▶ [STATED PROBLEM]:
Reproduce exactly, with no pictures, each line from the opening of the material down through the line containing "const rightTickValues = [0, 50, 100, 150, 200, 250, 300];".

▶ [GIVEN DATA]:
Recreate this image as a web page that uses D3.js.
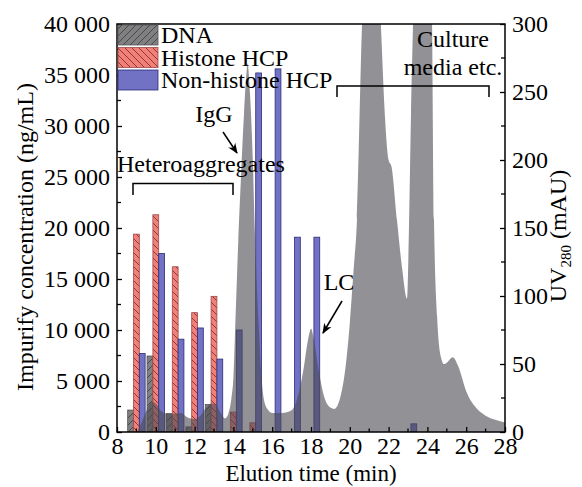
<!DOCTYPE html>
<html><head><meta charset="utf-8">
<script src="https://cdn.jsdelivr.net/npm/d3@7"></script>
<style>body{margin:0;background:#fff}svg{display:block}</style>
</head><body><svg id="c" width="582" height="487"></svg>
<script>
// ---- data ----
const groupTimes = [9, 10, 11, 12, 13, 14, 15, 16, 17, 18, 23];
const dnaValues = [2150, 7450, 1800, 500, 2700, 0, 0, 0, 0, 0, 0];
const histoneValues = [19400, 21300, 16200, 11700, 13300, 1950, 900, 0, 0, 0, 0];
const nonHistoneValues = [7700, 17500, 9100, 10200, 7150, 10000, 35200, 35600, 19100, 19100, 800];
const seriesNames = ["DNA", "Histone HCP", "Non-histone HCP"];
const uvTime = [8, 9.0, 9.2, 9.5, 9.8, 10.0, 10.3, 10.6, 11.0, 11.3, 11.6, 12.0, 12.3, 12.6, 12.9, 13.1, 13.3, 13.57, 13.75, 13.9, 14.0, 14.1, 14.25, 14.4, 14.55, 14.68, 14.73, 14.85, 15.0, 15.1, 15.2, 15.3, 15.45, 15.6, 15.8, 16.0, 16.5, 17.0, 17.3, 17.6, 17.85, 18.0, 18.15, 18.4, 18.7, 19.0, 19.2, 19.5, 19.8, 20.0, 20.2, 20.37, 20.63, 20.85, 21.1, 21.35, 21.6, 21.8, 22.0, 22.15, 22.43, 22.7, 22.95, 23.05, 23.15, 23.26, 23.5, 23.75, 24.0, 24.24, 24.34, 24.5, 24.7, 24.85, 25.0, 25.3, 25.6, 26.0, 26.5, 27.0, 27.5, 28];
const uvValue = [0, 0, 5, 15, 22, 21, 15, 13.5, 13.5, 14, 11, 9.5, 12, 18, 21, 20, 15, 10, 14, 25, 40, 80, 140, 190, 235, 265, 271, 250, 200, 150, 110, 80, 40, 22, 16, 14, 14, 16, 25, 45, 68, 76, 68, 45, 25, 18, 17, 25, 50, 80, 120, 156, 300, 380, 420, 380, 300, 235, 200, 195, 156, 120, 98, 150, 230, 300, 400, 430, 400, 300, 156, 85, 55, 50, 51, 55, 48, 30, 18, 12, 9, 7];
const xTickValues = [8, 10, 12, 14, 16, 18, 20, 22, 24, 26, 28];
const leftTickValues = [0, 5000, 10000, 15000, 20000, 25000, 30000, 35000, 40000];
const rightTickValues = [0, 50, 100, 150, 200, 250, 300];

// ---- layout ----
const L = 117, R = 505, T = 24, B = 432;
const FONT = "'Liberation Serif','Times New Roman',serif";
const svg = d3.select("#c");
const x = d3.scaleLinear().domain([8, 28]).range([L, R]);
const yL = d3.scaleLinear().domain([0, 40000]).range([B, T]);
const yR = d3.scaleLinear().domain([0, 300]).range([B, T]);
const half = 0.15, off = 0.3;

const defs = svg.append("defs");
function hatch(id, bg, line, dir) {
  const p = defs.append("pattern").attr("id", id).attr("patternUnits", "userSpaceOnUse")
    .attr("width", 7).attr("height", 7);
  p.append("rect").attr("width", 7).attr("height", 7).attr("fill", bg);
  const d = dir === "back" ? "M-1,-1 L8,8 M-1,6 L1,8 M6,-1 L8,1" : "M-1,8 L8,-1 M-1,1 L1,-1 M6,8 L8,6";
  p.append("path").attr("d", d).attr("stroke", line).attr("stroke-width", 0.8);
}
hatch("hDNA", "#808083", "#3a3a3a", "fwd");
hatch("hHis", "#f28079", "#6e2a2a", "back");
defs.append("clipPath").attr("id", "plotClip").append("rect")
  .attr("x", L).attr("y", T).attr("width", R - L).attr("height", B - T);

const groups = groupTimes.map((t, i) => ({ t, dna: dnaValues[i], his: histoneValues[i], non: nonHistoneValues[i] }));
const gBars = svg.append("g").attr("clip-path", "url(#plotClip)");
function bars(key, shift, fill, stroke) {
  gBars.selectAll(null).data(groups.filter(d => d[key] > 0)).enter().append("rect")
    .attr("x", d => x(d.t + shift - half))
    .attr("width", d => x(d.t + shift + half) - x(d.t + shift - half))
    .attr("y", d => yL(d[key]))
    .attr("height", d => yL(0) - yL(d[key]))
    .attr("fill", fill).attr("stroke", stroke).attr("stroke-width", 0.8);
}
bars("dna", -off, "url(#hDNA)", "#555");
bars("his", 0, "url(#hHis)", "#9a4a4a");
bars("non", off, "#7272c4", "#2c2c7c");

// UV trace
const uv = uvTime.map((t, i) => ({ t, v: uvValue[i] }));
const area = d3.area().x(d => x(d.t)).y0(yR(0)).y1(d => yR(d.v)).curve(d3.curveMonotoneX);
svg.append("path").datum(uv).attr("clip-path", "url(#plotClip)")
  .attr("d", area).attr("fill", "#4a4a50").attr("fill-opacity", 0.6);

// axes (major ticks with labels)
const axisStyle = g => {
  g.selectAll("text").attr("font-family", FONT).attr("font-size", 24).attr("fill", "#000");
  g.selectAll(".domain").remove();
  g.selectAll("line").attr("stroke", "#000").attr("stroke-width", 1.3);
};
const fmt = v => d3.format(",")(v).replace(/,/g, " ");
svg.append("g").attr("transform", `translate(0,${B})`)
  .call(d3.axisBottom(x).tickValues(xTickValues).tickSize(-5).tickPadding(5))
  .call(axisStyle);
svg.append("g").attr("transform", `translate(${L},0)`)
  .call(d3.axisLeft(yL).tickValues(leftTickValues).tickSize(-5).tickPadding(7).tickFormat(fmt))
  .call(axisStyle);
svg.append("g").attr("transform", `translate(${R},0)`)
  .call(d3.axisRight(yR).tickValues(rightTickValues).tickSize(-5).tickPadding(7))
  .call(axisStyle);

// minor ticks
const minor = svg.append("g").attr("stroke", "#000").attr("stroke-width", 1.3);
minor.selectAll(null).data(d3.range(9, 28, 2)).enter().append("line")
  .attr("x1", d => x(d)).attr("x2", d => x(d)).attr("y1", B).attr("y2", B - 3.5);
minor.selectAll(null).data(d3.range(2500, 40000, 5000)).enter().append("line")
  .attr("x1", L).attr("x2", L + 4).attr("y1", d => yL(d)).attr("y2", d => yL(d));
minor.selectAll(null).data(d3.range(25, 300, 50)).enter().append("line")
  .attr("x1", R).attr("x2", R - 4).attr("y1", d => yR(d)).attr("y2", d => yR(d));

// frame
svg.append("rect").attr("x", L).attr("y", T).attr("width", R - L).attr("height", B - T)
  .attr("fill", "none").attr("stroke", "#000").attr("stroke-width", 1.5);

// axis titles
const txt = (s, xx, yy, anchor, fs) => svg.append("text").attr("x", xx).attr("y", yy)
  .attr("font-family", FONT).attr("font-size", fs || 24).attr("text-anchor", anchor || "start").text(s);
txt("Elution time (min)", (L + R) / 2, 481, "middle", 23);
svg.append("text").attr("transform", "translate(33,237) rotate(-90)")
  .attr("font-family", FONT).attr("font-size", 24).attr("text-anchor", "middle")
  .text("Impurify concentration (ng/mL)");
const uvT = svg.append("text").attr("transform", "translate(566,236) rotate(-90)")
  .attr("font-family", FONT).attr("font-size", 24).attr("text-anchor", "middle");
uvT.append("tspan").text("UV");
uvT.append("tspan").attr("font-size", 15).attr("dy", 5).text("280");
uvT.append("tspan").attr("dy", -5).text(" (mAU)");

// legend
const legFill = ["url(#hDNA)", "url(#hHis)", "#7272c4"];
const legStroke = ["#555", "#9a4a4a", "#2c2c7c"];
seriesNames.forEach((n, i) => {
  const yy = 25 + i * 22.5;
  svg.append("rect").attr("x", L + 1).attr("y", yy).attr("width", 40).attr("height", 20)
    .attr("fill", legFill[i]).attr("stroke", legStroke[i]).attr("stroke-width", 0.8);
  txt(n, 161, yy + 18);
});

// annotations
const mk = defs.append("marker").attr("id", "arr").attr("viewBox", "0 0 10 10")
  .attr("refX", 9).attr("refY", 5).attr("markerWidth", 7).attr("markerHeight", 7)
  .attr("orient", "auto-start-reverse");
mk.append("path").attr("d", "M0,1 L10,5 L0,9 L3,5 Z").attr("fill", "#000");
txt("IgG", 214, 122, "middle");
svg.append("line").attr("x1", 223).attr("y1", 132).attr("x2", 237).attr("y2", 153)
  .attr("stroke", "#000").attr("stroke-width", 1.5).attr("marker-end", "url(#arr)");
txt("Heteroaggregates", 117, 172);
svg.append("path").attr("d", "M133,195 V183.5 H233 V195").attr("fill", "none").attr("stroke", "#000").attr("stroke-width", 1.5);
txt("LC", 339, 290, "middle");
svg.append("line").attr("x1", 342).attr("y1", 301).attr("x2", 323).attr("y2", 333)
  .attr("stroke", "#000").attr("stroke-width", 1.5).attr("marker-end", "url(#arr)");
txt("Culture", 453, 47, "middle");
txt("media etc.", 453, 75, "middle");
svg.append("path").attr("d", "M337,97 V86 H489 V97").attr("fill", "none").attr("stroke", "#000").attr("stroke-width", 1.5);
</script></body></html>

▶ [EXERCISE ANSWER]:
Recreate this image as a web page that uses D3.js.
<!DOCTYPE html>
<html><head><meta charset="utf-8">
<script src="https://cdn.jsdelivr.net/npm/d3@7"></script>
<style>body{margin:0;background:#fff}svg{display:block}</style>
</head><body><svg id="c" width="582" height="487"></svg>
<script>
// ---- data ----
const groupTimes = [9, 10, 11, 12, 13, 14, 15, 16, 17, 18, 23];
const dnaValues = [2150, 7450, 1800, 500, 2700, 0, 0, 0, 0, 0, 0];
const histoneValues = [19400, 21300, 16200, 11700, 13300, 1950, 900, 0, 0, 0, 0];
const nonHistoneValues = [7700, 17500, 9100, 10200, 7150, 10000, 35200, 35600, 19100, 19100, 800];
const seriesNames = ["DNA", "Histone HCP", "Non-histone HCP"];
const uvTime = [8, 9.0, 9.2, 9.5, 9.8, 10.0, 10.3, 10.6, 11.0, 11.3, 11.6, 12.0, 12.3, 12.6, 12.9, 13.1, 13.3, 13.57, 13.75, 13.9, 14.0, 14.1, 14.25, 14.4, 14.55, 14.68, 14.73, 14.85, 15.0, 15.1, 15.2, 15.3, 15.45, 15.6, 15.8, 16.0, 16.5, 17.0, 17.3, 17.6, 17.85, 18.0, 18.15, 18.4, 18.7, 19.0, 19.2, 19.5, 19.8, 20.0, 20.2, 20.37, 20.63, 20.85, 21.1, 21.35, 21.6, 21.8, 22.0, 22.15, 22.43, 22.7, 22.95, 23.05, 23.15, 23.26, 23.5, 23.75, 24.0, 24.24, 24.34, 24.5, 24.7, 24.85, 25.0, 25.3, 25.6, 26.0, 26.5, 27.0, 27.5, 28];
const uvValue = [0, 0, 5, 15, 22, 21, 15, 13.5, 13.5, 14, 11, 9.5, 12, 18, 21, 20, 15, 10, 14, 25, 40, 80, 140, 190, 235, 265, 271, 250, 200, 150, 110, 80, 40, 22, 16, 14, 14, 16, 25, 45, 68, 76, 68, 45, 25, 18, 17, 25, 50, 80, 120, 156, 300, 380, 420, 380, 300, 235, 200, 195, 156, 120, 98, 150, 230, 300, 400, 430, 400, 300, 156, 85, 55, 50, 51, 55, 48, 30, 18, 12, 9, 7];
const xTickValues = [8, 10, 12, 14, 16, 18, 20, 22, 24, 26, 28];
const leftTickValues = [0, 5000, 10000, 15000, 20000, 25000, 30000, 35000, 40000];
const rightTickValues = [0, 50, 100, 150, 200, 250, 300];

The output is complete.